«Desde julio, los casos de COVID-19 en niños han aumentado un 240% en EEUU». Con este titular, el director ejecutivo de Pfizer, Albert Bourla, defendía la semana pasada «la necesidad de vacunar» a los menores de 12 años cuanto antes y reavivaba el interés en una pregunta que había pasado algo desapercibida en los últimos semanas: vacunadas las embarazadas y otros grupos especialmente protegidos, ¿qué hacemos con los niños?
Y es que tras meses repitiendo que los niños tenían mucho menos riesgo de desarrollar la enferdad y generar síntomas, la cuestión de la vacunación infantil se ha vuelto sorprendentemente polémica en la opinión pública. Una polémica que, como ya hemos visto en otras ocasiones durante la pandemia, se ha convertido en un revoltijo en el que los argumentos razonables y ponderados aparecen mezclados con ideas que solo podemos calificar de pseudocientíficas y conspiranoicas.
Y digo «sorprendentemente» porque, si nos fijamos en las últimas vacunas que han entrado en el calendario común de vacuanción, podremos ver que la mayoría de ellas lo han hecho con ensayos clínicos más pequeños y actúan frente a enfermedades con tasas de mortalidad (en niños) menores o similares al COVID. ¿Tiene sentido todo este debate?
Intereses, vacunaciones y salud pública
Las declaraciones de Bourla no son una sorpresa. Al contrario, se enmarcan dentro de un esfuerzo de las grandes farmacéuticas por poner en marcha grandes ensayos clínicos que les permitan obtener datos específicos con los que convencer a las agencias reguladoras y a los estados de que hay que cruzar la barrera de los 12 años. Un esfuerzo que ya está empezando a dar sus frutos y que ha permitido presentar a la misma Pfizer los resultados provisionales del ensayo en fase 2/3 que está llevando a cabo con niños de entre 5 y 11 años.

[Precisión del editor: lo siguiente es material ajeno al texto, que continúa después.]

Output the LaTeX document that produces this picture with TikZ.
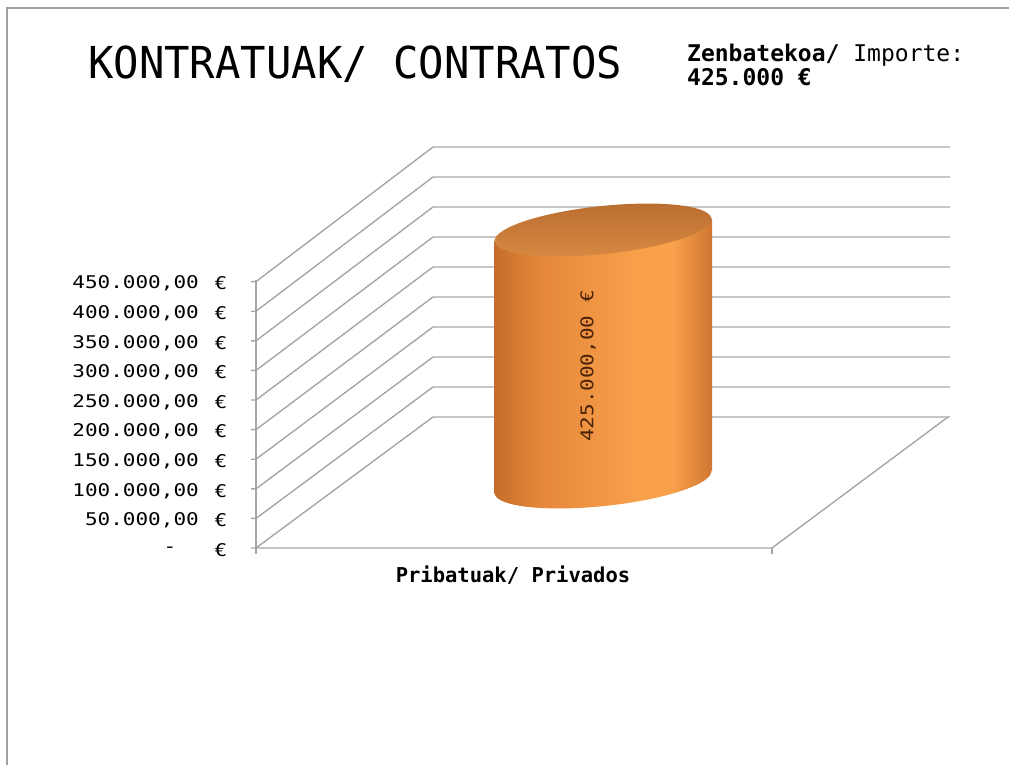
\documentclass[tikz,border=0pt]{standalone}
\usepackage{fontspec}
\newfontfamily\chartfont[FakeStretch=1.2]{DejaVu Sans Mono}
\newfontfamily\titlefont[FakeStretch=0.96]{DejaVu Sans Mono}
\newfontfamily\hdrfont{DejaVu Sans Mono}
\usetikzlibrary{positioning}

\definecolor{wallgray}{HTML}{A6A6A6}
\definecolor{framegray}{HTML}{A0A0A0}
\definecolor{barA}{HTML}{C46C2A}
\definecolor{barB}{HTML}{E5883A}
\definecolor{barC}{HTML}{F9A04B}
\definecolor{barD}{HTML}{CE7632}
\definecolor{topDark}{HTML}{B86C2F}
\definecolor{topLight}{HTML}{D98B44}
\definecolor{labbrown}{HTML}{4A2208}
\pgfdeclarehorizontalshading{barshade}{100bp}{color(0bp)=(barA); color(25bp)=(barA); color(36bp)=(barB); color(58bp)=(barC); color(66bp)=(barC); color(75bp)=(barD); color(100bp)=(barD)}

\tikzset{wall/.style={draw=wallgray,line width=1.4pt,line join=round}}
\tikzset{frame/.style={draw=framegray,line width=2pt}}
\tikzset{ticklab/.style={inner sep=0pt,font=\chartfont\fontsize{17.5}{18}\selectfont}}
\tikzset{titlelab/.style={inner sep=0pt,font=\titlefont\fontsize{44}{44}\selectfont}}
\tikzset{hdrlab/.style={inner sep=0pt,font=\hdrfont\fontsize{23}{23}\selectfont}}

\begin{document}
\begin{tikzpicture}[x=1pt,y=-1pt]
\useasboundingbox (0,0) rectangle (1009,765);
\draw[frame] (7,765) -- (7,8) -- (1009,8);

% walls and floor
\foreach \i in {0,...,9}
  \draw[wall] (251,{548-29.6*\i}) -- (256,{548-29.6*\i}) -- (433,{417-30*\i}) -- (950,{417-30*\i});
\draw[wall] (256,280) -- (256,554);
\draw[wall] (256,548) -- (772,548) -- (948,417);
\draw[wall] (772,548) -- (772,554);

% value axis
\node[ticklab] (val0) at (170,550) {-};
\foreach \lab [count=\i] in {{50.000,00},{100.000,00},{150.000,00},{200.000,00},{250.000,00},{300.000,00},{350.000,00},{400.000,00},{450.000,00}}
  \node[ticklab,anchor=east] (val\i) at (199,{550-29.6*\i}) {\lab};
\foreach \i in {0,...,9}
  \node[ticklab] (eur\i) at (221,{550-29.6*\i}) {€};

% cylinder
\shade[shading=barshade] (494,241.4) -- (494,493.4) -- (712,470.6) -- (712,218.6) -- cycle
  (603,482) circle[x radius=109pt,y radius=24pt,rotate=6];
\shade[top color=topDark,bottom color=topLight] (603,230) circle[x radius=109pt,y radius=24pt,rotate=6];
\node[ticklab,text=labbrown,rotate=90] (barval) at (588,366) {425.000,00 €};

\node[hdrlab,font=\hdrfont\bfseries\fontsize{20.5}{21}\selectfont] (cat) at (513,575) {Pribatuak/ Privados};

% headings
\node[titlelab,anchor=base west] (title) at (88,79) {KONTRATUAK/ CONTRATOS};
\node[hdrlab,anchor=base west] (importe) at (687,62) {\textbf{Zenbatekoa/} Importe:};
\node[hdrlab,font=\hdrfont\bfseries\fontsize{23}{23}\selectfont] (amount) [below=1pt of importe.south west,anchor=north west] {425.000 €};
\end{tikzpicture}
\end{document}
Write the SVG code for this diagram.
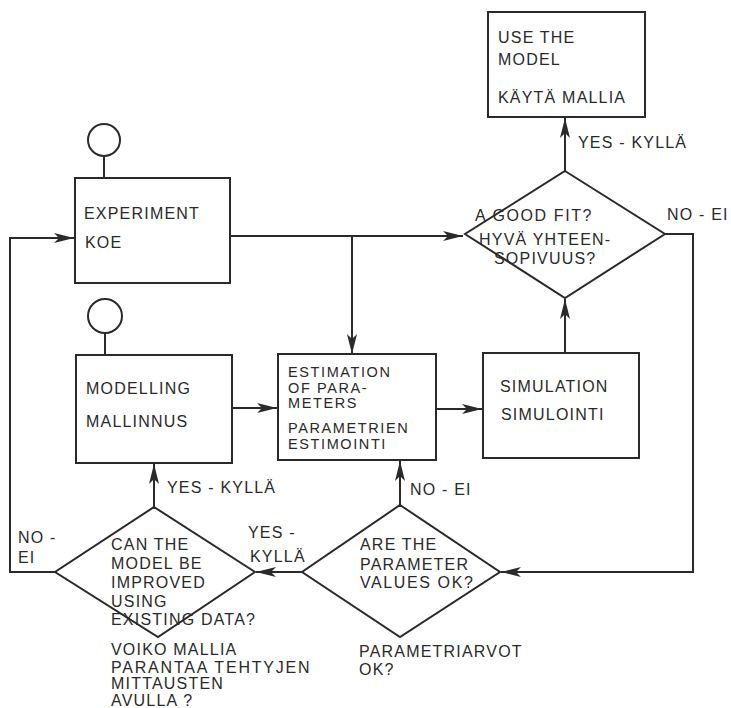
<svg xmlns="http://www.w3.org/2000/svg" width="731" height="708" viewBox="0 0 731 708">
<style>
.s{fill:none;stroke:#2a2a2a;stroke-width:2}
.t{font-family:"Liberation Sans",Arial,sans-serif;font-size:16px;fill:#2a2a2a;letter-spacing:1.2px}
.e{font-size:14.5px;letter-spacing:1.6px}
</style>
<defs>
<marker id="a" markerUnits="userSpaceOnUse" markerWidth="22" markerHeight="12" refX="20" refY="5" orient="auto">
<path d="M0,0 L20,5 L0,10 L5,5 Z" fill="#2a2a2a"/>
</marker>
</defs>
<rect width="731" height="708" fill="#fff"/>
<g id="connectors">
<path class="s" d="M230,236 L463,236" marker-end="url(#a)"/>
<path class="s" d="M352,236 L352,354" marker-end="url(#a)"/>
<path class="s" d="M232,408 L277,408" marker-end="url(#a)"/>
<path class="s" d="M436,409 L482,409" marker-end="url(#a)"/>
<path class="s" d="M565,353 L565,299" marker-end="url(#a)"/>
<path class="s" d="M565,171 L565,118" marker-end="url(#a)"/>
<path class="s" d="M665,234 L693,234 L693,572 L501,572" marker-end="url(#a)"/>
<path class="s" d="M400,505 L400,461" marker-end="url(#a)"/>
<path class="s" d="M302,572 L256,572" marker-end="url(#a)"/>
<path class="s" d="M154,507 L154,464" marker-end="url(#a)"/>
<path class="s" d="M55,572 L10,572 L10,238 L74,238" marker-end="url(#a)"/>
<text class="t" x="578" y="148">YES - KYLLÄ</text>
<text class="t" x="667" y="220">NO - EI</text>
<text class="t" x="410" y="495">NO - EI</text>
<text class="t" x="167" y="493">YES - KYLLÄ</text>
<text class="t" x="248" y="538">YES -</text>
<text class="t" x="250" y="562">KYLLÄ</text>
<text class="t" x="18" y="543">NO -</text>
<text class="t" x="18" y="563">EI</text>
</g>
<g id="experiment">
<circle class="s" cx="104" cy="140" r="16"/>
<path class="s" d="M104,156 L104,178"/>
<rect class="s" x="75" y="178" width="155" height="105"/>
<text class="t" x="84" y="219">EXPERIMENT</text>
<text class="t" x="85" y="248">KOE</text>
</g>
<g id="modelling">
<circle class="s" cx="105" cy="316" r="17"/>
<path class="s" d="M105,333 L105,355"/>
<rect class="s" x="76" y="355" width="156" height="108"/>
<text class="t" x="86" y="394">MODELLING</text>
<text class="t" x="86" y="427">MALLINNUS</text>
</g>
<g id="estimation">
<rect class="s" x="278" y="354" width="158" height="106"/>
<text class="t e" x="288" y="377">ESTIMATION</text>
<text class="t e" x="288" y="392.5">OF PARA-</text>
<text class="t e" x="288" y="408">METERS</text>
<text class="t e" x="288" y="433">PARAMETRIEN</text>
<text class="t e" x="288" y="449">ESTIMOINTI</text>
</g>
<g id="simulation">
<rect class="s" x="483" y="353" width="156" height="105"/>
<text class="t" x="500" y="392">SIMULATION</text>
<text class="t" x="501" y="420">SIMULOINTI</text>
</g>
<g id="use-model">
<rect class="s" x="488" y="12" width="157" height="105"/>
<text class="t" x="498" y="43">USE THE</text>
<text class="t" x="498" y="65">MODEL</text>
<text class="t" x="498" y="103">KÄYTÄ MALLIA</text>
</g>
<g id="good-fit">
<path class="s" d="M565,171 L665,234 L565,298 L465,234 Z"/>
<text class="t" x="475" y="221" style="letter-spacing:1.6px">A GOOD FIT?</text>
<text class="t" x="479" y="245">HYVÄ YHTEEN-</text>
<text class="t" x="494" y="264">SOPIVUUS?</text>
</g>
<g id="parameters-ok">
<path class="s" d="M400,505 L500,572 L400,637 L302,572 Z"/>
<text class="t" x="360" y="550">ARE THE</text>
<text class="t" x="360" y="570">PARAMETER</text>
<text class="t" x="360" y="588" style="letter-spacing:1.6px">VALUES OK?</text>
<text class="t" x="359" y="657">PARAMETRIARVOT</text>
<text class="t" x="359" y="675">OK?</text>
</g>
<g id="improve">
<path class="s" d="M154,507 L255,572 L158,637 L55,572 Z"/>
<text class="t" x="111" y="550">CAN THE</text>
<text class="t" x="111" y="569">MODEL BE</text>
<text class="t" x="111" y="588">IMPROVED</text>
<text class="t" x="111" y="607">USING</text>
<text class="t" x="111" y="625">EXISTING DATA?</text>
<text class="t" x="111" y="655">VOIKO MALLIA</text>
<text class="t" x="111" y="673" style="letter-spacing:1.8px">PARANTAA TEHTYJEN</text>
<text class="t" x="111" y="689">MITTAUSTEN</text>
<text class="t" x="111" y="706">AVULLA ?</text>
</g>
</svg>
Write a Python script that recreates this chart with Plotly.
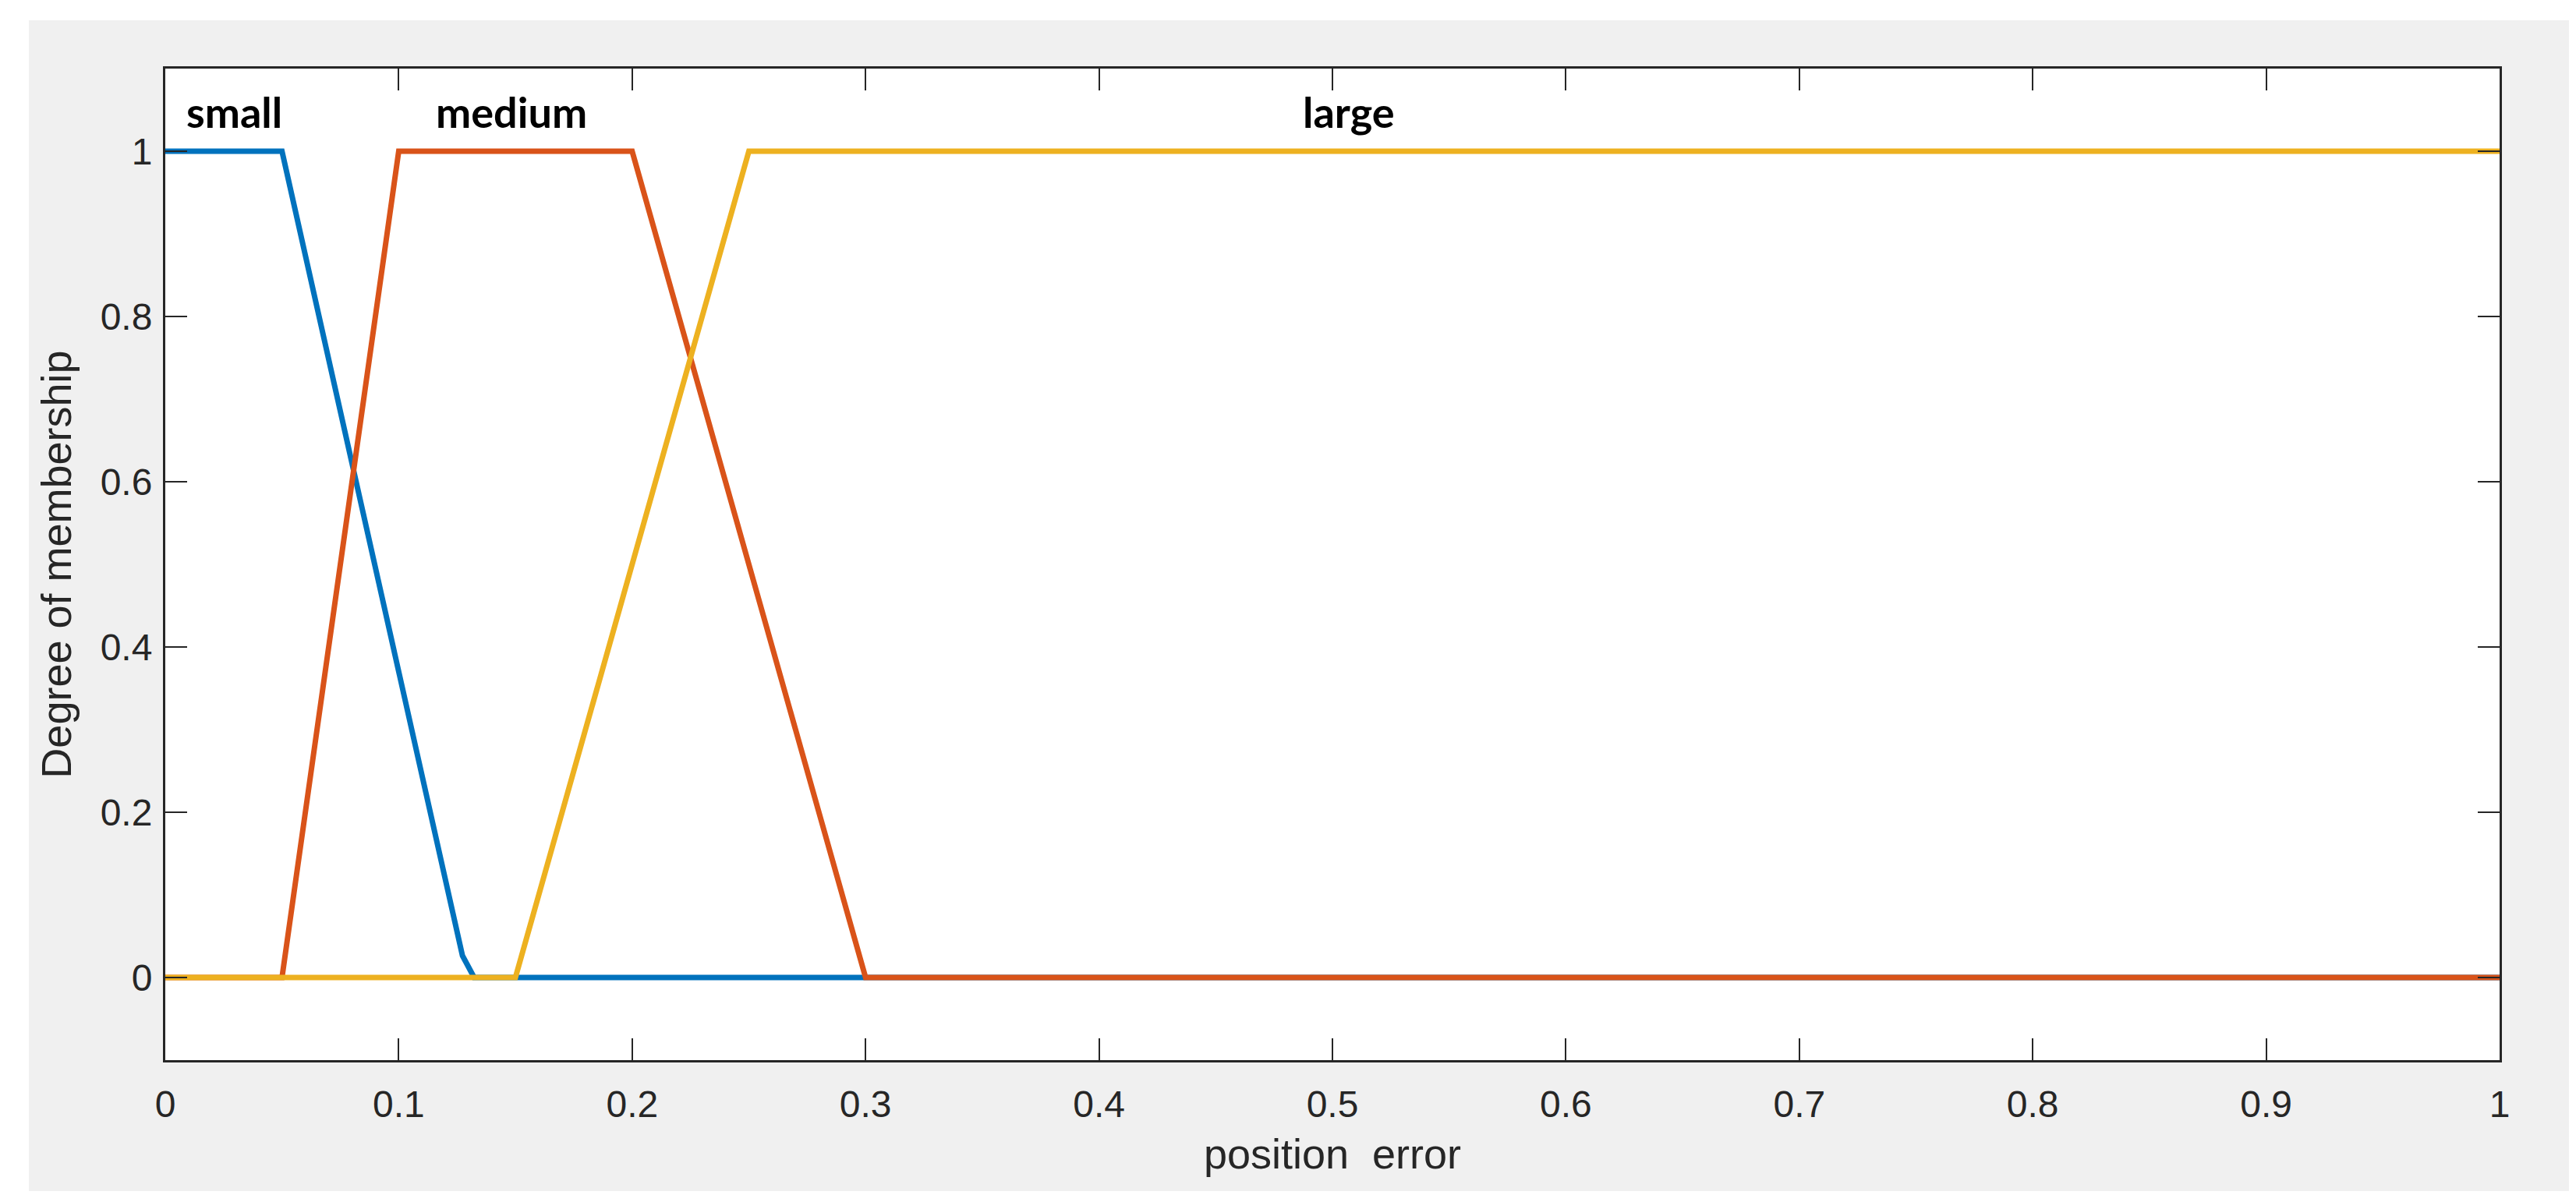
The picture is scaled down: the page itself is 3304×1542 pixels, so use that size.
import plotly.graph_objects as go

# ---- data ----
small_x = [0.0, 0.05, 0.1273, 0.1323, 1.0]
small_y = [1.0, 1.0, 0.0264, 0.0, 0.0]
medium_x = [0.0, 0.05, 0.10, 0.20, 0.30, 1.0]
medium_y = [0.0, 0.0, 1.0, 1.0, 0.0, 0.0]
large_x = [0.0, 0.15, 0.25, 1.0]
large_y = [0.0, 0.0, 1.0, 1.0]

x_ticks = [0, 0.1, 0.2, 0.3, 0.4, 0.5, 0.6, 0.7, 0.8, 0.9, 1]
x_tick_labels = ["0", "0.1", "0.2", "0.3", "0.4", "0.5", "0.6", "0.7", "0.8", "0.9", "1"]
y_ticks = [0, 0.2, 0.4, 0.6, 0.8, 1]
y_tick_labels = ["0", "0.2", "0.4", "0.6", "0.8", "1"]

labels = ["small", "medium", "large"]
label_x = [0.0297, 0.1484, 0.507]
label_y = [1.048, 1.048, 1.048]

colors = ["#0072BD", "#D95319", "#EDB120"]

# ---- layout geometry (pixels) ----
W, H = 3304, 1542
L, R, T, B = 204, 3198, 80, 1352
pw, ph = R - L, B - T

def px2paper_x(px):
    return (px - L) / pw

def px2paper_y(py):
    return (B - py) / ph

fig = go.Figure()
for xs, ys, c in [(small_x, small_y, colors[0]), (medium_x, medium_y, colors[1]), (large_x, large_y, colors[2])]:
    fig.add_trace(go.Scatter(x=xs, y=ys, mode="lines", line=dict(color=c, width=7), showlegend=False, hoverinfo="skip"))

for t, xx, yy in zip(labels, label_x, label_y):
    fig.add_annotation(x=xx, y=yy, text="<b>%s</b>" % t, showarrow=False, xanchor="center", yanchor="middle",
                       font=dict(family="Lato", size=54, color="#000000"))

# white outer frame around the grey figure area
gx0, gy0, gx1, gy1 = 29, 18, 3287, 1520
strips = [
    (-10, -10, gx0, H + 10),
    (gx1, -10, W + 10, H + 10),
    (-10, -10, W + 10, gy0),
    (-10, gy1, W + 10, H + 10),
]
for x0, y0, x1, y1 in strips:
    fig.add_shape(type="rect", xref="paper", yref="paper",
                  x0=px2paper_x(x0), x1=px2paper_x(x1), y0=px2paper_y(y1), y1=px2paper_y(y0),
                  fillcolor="white", line=dict(width=0), layer="below")

axis_common = dict(showline=True, linecolor="#262626", linewidth=3, mirror="ticks", ticks="inside",
                   ticklen=28, tickwidth=2, tickcolor="#262626", showgrid=False, zeroline=False,
                   tickfont=dict(family="Liberation Sans", size=48, color="#262626"))

fig.update_layout(
    width=W, height=H,
    margin=dict(l=L, r=W - R, t=T, b=H - B, pad=0),
    paper_bgcolor="#f0f0f0", plot_bgcolor="white",
    xaxis=dict(range=[0, 1], tickmode="array", tickvals=x_ticks, ticktext=x_tick_labels,
               ticklabelstandoff=12,
               title=dict(text="position\u00a0\u00a0error", standoff=20,
                          font=dict(family="Liberation Sans", size=54, color="#262626")),
               **axis_common),
    yaxis=dict(range=[-0.1, 1.1], tickmode="array", tickvals=y_ticks, ticktext=y_tick_labels,
               ticklabelstandoff=4,
               title=dict(text="Degree of membership", standoff=20,
                          font=dict(family="Liberation Sans", size=54, color="#262626")),
               **axis_common),
)

fig.write_html("out.html")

Y, precisamente esto, genera suspicacias. Sobre todo, porque las grandes farmacéuticas no han mostrado mucha delicadeza a la hora de defender sus intereses. Sin ir más lejos, pese a que los estudios que iban publicándose la inmunidad de las vacunas aguantaba a la perfección, los portavoces de los laboratorios aseguraban que la tercera dosis de recuerdo era una necesidad imperiosa. Esto, a medida que los países desarrollados llegaban a sus particulares «techos vacunales», ha generado la impresión de que era parte de una estrategia más comercial que sanitaria.